The Bible does not waver as to the absolutes of the Ten Commandments (Deuteronomy 5:6-21), subsequently embraced by Jesus in the Law of Love (Matthew 22:37-40). Nor is Scripture inconsistent regarding divorce (Matthew 19:3-9), abortion (Deuteronomy 5:17), and homosexuality (Romans 1:26-27). Then too the gospels are loaded with the “I tell you the truth” statements of Jesus, such as: “I tell you the truth, no one can see the kingdom of God unless he is born again” (John 3:3); “I tell you the truth, he who believes has everlasting life” (John 6:47). We can rest easy on the big things. It’s those other questions that pop up in our everyday lives that are not found in our Bible indices.
That’s when we search the Word: your word is a lamp to my feet and a light for my path (Psalm 119:105). Standing on God’s truth gives the believer solid footing, compared with the slippery slope of the flat-out untruths and half-truths of secular insight.
That’s when we kneel in prayer, eager for the Spirit’s insight: “when he, the Spirit of truth comes, he will guide you into all truth. He will not speak on his own; he will speak only what he hears, and he will tell you what is yet to come” (John 16:13).
That’s when we consult godly others: Let us consider how we may spur one another on toward love and good deeds (Hebrews 10:24).
Most certainly truth is the bedrock of morality, of knowing right from wrong, of progressive sanctification or holiness. Remember this though, it is only those of us who are in Christ who have the benefit of positional sanctification/holiness. Truth is at our fingertips.
4.Destiny: Where Am I Headed After I Die?
Life, lovely while it lasts, is soon over. Life as we know it, precious and beautiful, ends. The body is put back in the same ground it came from. The spirit returns to God who first breathed it (Ecclesiastes 12:6-7).
We’ve come full circle from the dust of creation to the “ashes to ashes, dust to dust” of death (Genesis 3:19). One for one we die, that much is certain. Inevitably then, the final big question will hang in the air: where am I headed after I die?
Most religions believe in an afterlife. Some say we will return to live in another form; some say we’ll all be in heaven together. And then there are the “nones”—those who claim no religion.
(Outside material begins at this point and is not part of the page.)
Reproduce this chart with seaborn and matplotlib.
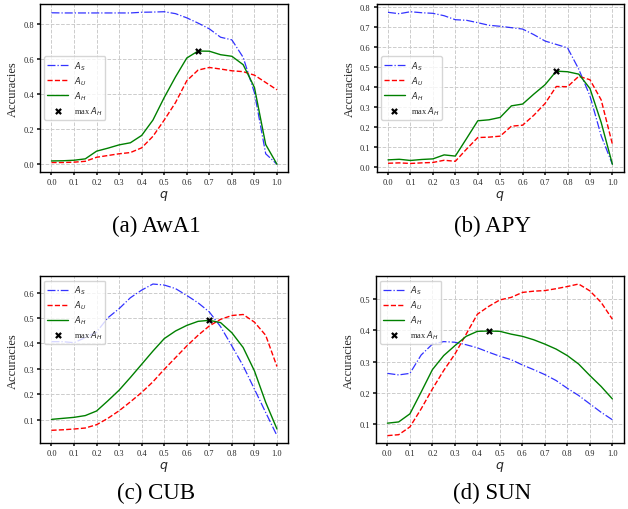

They say life will simply end.
Ask anyone if they know for certain they will go to heaven when they die; and if their answer is “I hope so”, they haven’t got it right.You cannot be good enough, do enough, go to church enough, give to the poor enough to get through those pearly gates. That thief on the cross next to Jesus did none of those things, yet Jesus promised he’d be with Him in paradise that very day (Luke 23:43).
In fact, Jesus is very clear. There is only one way to heaven:“I am the way and the truth and the life. No one comes to the Father except through me” (John 14:6). Since all (one for one) have sinned and fall short of the glory of God (Romans 3:23), the answer at the gate of heaven is Jesus:if you confess with your mouth “Jesus is Lord,” and believe in your heart that God raised him from the dead, you will be saved (Romans 10:9).
Sad to say, those who think there is no afterlife will experience eternal agony rather than the absence of existence.As well, those who do not know Jesus will join them. Perhaps the most compelling picture of the torment and fire of hell is found in the story of Lazarus and the rich man (Luke 16:19-31).
As I walked through a Gullah cemetery in South Carolina recently, I was intrigued to see a dinner plate pressed into the face of many of the tombstones. According to tradition it was either the last plate the person ate from, or so he would have something to eat with in the afterlife. I know this was a pagan custom, but they had some of it right. The wedding feast awaits: “‘Blessed are those who are invited to the wedding supper of the Lamb!’” (Revelation 19:9). Your invitation is engraved with the name Jesus.
Scripture quotations from the NIV unless otherwise indicated.